Are you serious? Syncthing's setup comprises of quite literally two steps:
- getting both devices on the same network
- scan the QR code on one device with another
After that, I've also found that it "just works" on the level of Dropbox or Google Drive. Honestly, I've had more problems trying to get iCloud or OneDrive to work as WebDAV.
Absolutely serious. I’m puzzled by your assertion that it’s easy. I guess you were lucky and it just worked. It didn’t for me - files started getting duplicated and corrupted in weird ways. The completely awful UI made it really confusing trying to figure out what was going on, and there was no support. It’s clearly a tool for power users and enthusiasts. I went back to Dropbox because I wanted something that just works.
> The .stignore file itself will never be synced to other devices, although it can #include files that are synchronized between devices.
So you might have a synced work folder, where some large but unimportant throwaway files will be created on Host A, you exclude them to avoid having them replicated when syncing to your Host B (and C, D, E, ...). But then, ignore rules don't sync so... surprise! those throwaway files when generated in the other Hosts will show up in A and everywhere else.
Am I being too unreasonable here? Yes, you can sync a common ignore file and #include that everywhere. But the idealistic way I see computing, that's a totally superfluous step that users should not even have to worry about doing. The kind of subtle technical detail that makes me agree with the phrase "too complex, unpolished and confusing".

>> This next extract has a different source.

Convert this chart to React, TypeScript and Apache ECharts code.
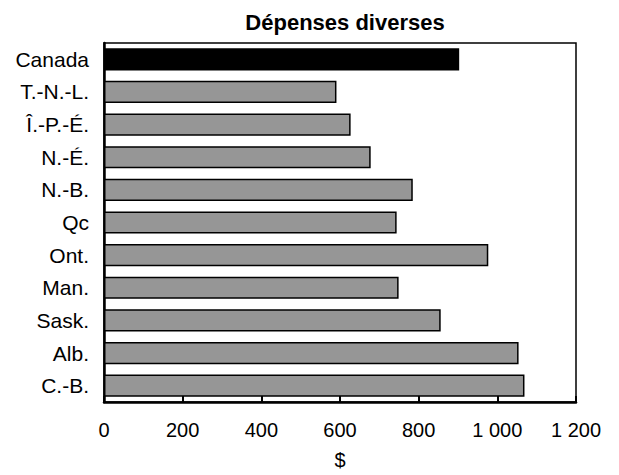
import React, { useEffect, useRef } from "react";
import * as echarts from "echarts";

const titleText = "Dépenses diverses";
const categories = ["Canada", "T.-N.-L.", "Î.-P.-É.", "N.-É.", "N.-B.", "Qc", "Ont.", "Man.", "Sask.", "Alb.", "C.-B."];
const values = [903, 591, 627, 678, 785, 744, 977, 749, 856, 1054, 1069];
const highlight = "Canada";
const axisName = "$";

const FONT = "Liberation Sans, Arial, sans-serif";

export default function App() {
  const ref = useRef<HTMLDivElement>(null);
  useEffect(() => {
    if (!ref.current) return;
    const chart = echarts.init(ref.current, null, { renderer: "svg" });
    chart.setOption({
      animation: false,
      backgroundColor: "#ffffff",
      title: {
        text: titleText,
        left: 340,
        textAlign: "center",
        top: 6,
        textStyle: { fontFamily: FONT, fontSize: 22, fontWeight: "bold", color: "#000" },
      },
      grid: {
        left: 104,
        right: 43,
        top: 43,
        bottom: 73,
        show: true,
        borderColor: "#000",
        borderWidth: 1.5,
        backgroundColor: "#fff",
      },
      xAxis: {
        type: "value",
        min: 0,
        max: 1200,
        interval: 200,
        name: axisName,
        nameLocation: "middle",
        nameGap: 48,
        nameTextStyle: { fontFamily: FONT, fontSize: 20, color: "#000" },
        axisLine: { show: true, lineStyle: { color: "#000", width: 2.5 } },
        axisTick: { show: true, inside: true, length: 6, lineStyle: { color: "#000", width: 2 } },
        splitLine: { show: false },
        axisLabel: {
          margin: 18,
          fontFamily: FONT,
          fontSize: 20,
          color: "#000",
          formatter: (v: number) => String(v).replace(/\B(?=(\d{3})+(?!\d))/g, " "),
        },
      },
      yAxis: {
        type: "category",
        data: categories,
        inverse: true,
        axisLine: { show: true, lineStyle: { color: "#000", width: 2.5 } },
        axisTick: { show: false },
        axisLabel: { margin: 15, fontFamily: FONT, fontSize: 21, color: "#000" },
      },
      series: [
        {
          type: "bar",
          data: values.map((v, i) => ({
            value: v,
            itemStyle: categories[i] === highlight ? { color: "#000", borderColor: "#000", borderWidth: 1.5 } : undefined,
          })),
          barCategoryGap: "32%",
          itemStyle: { color: "#969696", borderColor: "#000", borderWidth: 1.5 },
        },
      ],
    });
    return () => chart.dispose();
  }, []);
  return <div ref={ref} style={{ width: 619, height: 475, position: "absolute", left: 0, top: 0 }} />;
}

Still, I use Syncthing every day. I think it's great. But I'm a developer and Git taught me ways about the logic and behavior of writing ignore files; it's not an apt solution for "less able, cognitively impaired, or perhaps very young" people.
The issue seems to be recognized [1]. But what can I say? the improvement proposal was outlined in 2015 and it's still unresolved 6 years later [2]. I wouldn't hope that it will get much more approachable for less technical people anytime soon.
I actually didn't know about this, nor largely about ignore functionality. Thank you for the write-up, it definitely gives me more appreciation for what the previous contributor meant.
I'm not sure what your experience was or how long ago, but syncthing is one of very few programs I've ever had 'just work,' like absolute magic. sudo pacman -S syncthing, syncthing was all it took to stand it up, followed by extremely minimal in-app setup that was no more complex than working a modern music player. It keeps everything synced across my PCs and my mobile without any intervention on my part.